On feminism, Paglia criticizes what she calls the “antisex and repressively doctrinaire side of feminism.” She calls it “victim feminism” and complains that “everything we’d won in the 1990s has been totally swept away. Now we have this endless privileging of victimhood, with a pathological vulnerability seen as the default human mode.” Everyone must yield to it “in the workplace, in universities, in the demand for safe spaces.”

Paglia’s bold statements got her in a bit of hot water last April. University of the Arts students demanded that she be fired over public comments she’d made that were not wholly sympathetic to the #MeToo movement, as well as for an interview with the Weekly Standard that they called “transphobic.” That latter denunciation is particularly slapstick, since Paglia describes herself as “transgender,” writes Tunku Varadarajan, Hoover Institution’s institutional editor, in his Aug. 30 Wall Street Journal article “A Feminist Capitalist Professor Under Fire.”

The students’ demand that Paglia be fired fell on deaf ears. Fortunately, there are a few college presidents with guts and common sense. President David Yager is one of them. He wrote in an open letter to students: “Artists over the centuries have suffered censorship, and even persecution, for the expression of their beliefs through their work. My answer is simple: not now, not at UArts.”

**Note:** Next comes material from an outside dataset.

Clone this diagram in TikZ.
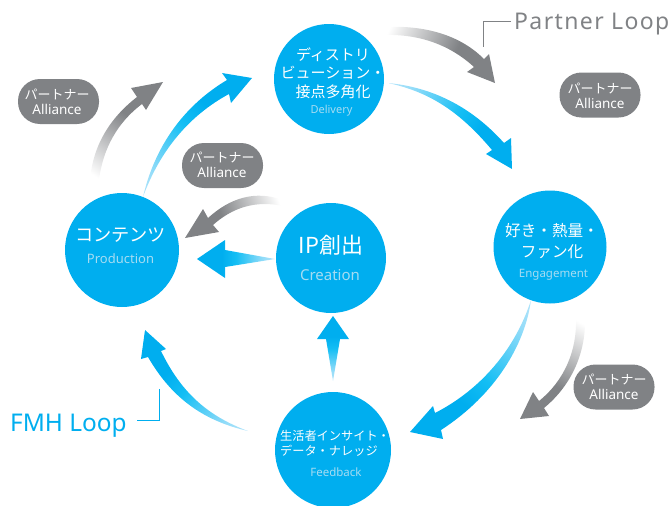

There’s another part of this story that’s particularly interesting considering today’s young peoples’ love of socialism. Paglia says that children now “are raised in a far more affluent period. Even people without much money have cellphones, televisions, and access to cars. They’re raised in an air-conditioned environment. I can still remember when there was no air-conditioning.”

Paglia says: “Everything is so easy now. The stores are so plentifully supplied. You just go in and buy fruits and vegetables from all over the world.” Young people ignorant of history and economics “have a sense that this is the way life has always been. Because they’ve never been exposed to history, they have no idea that these are recent attainments that come from a very specific economic system.” Young people led by the likes of Sen. Bernie Sanders and Rep. Alexandria Ocasio-Cortez fail to realize that capitalism has “produced this cornucopia around us. But the young seem to believe in having the government run everything, and that the private companies that are doing things for profit around them, and supplying them with goods, will somehow exist forever.” For the feminists, Paglia says, “I insist that capitalism has produced the glorious emancipation of women.” Today, they can “support themselves and live on their own, and no longer must humiliatingly depend on father or husband.”

Reading Varadarajan’s article made my day knowing that there’s at least one intelligent radical feminist. But what else is to be expected from anyone who’s a libertarian capitalist?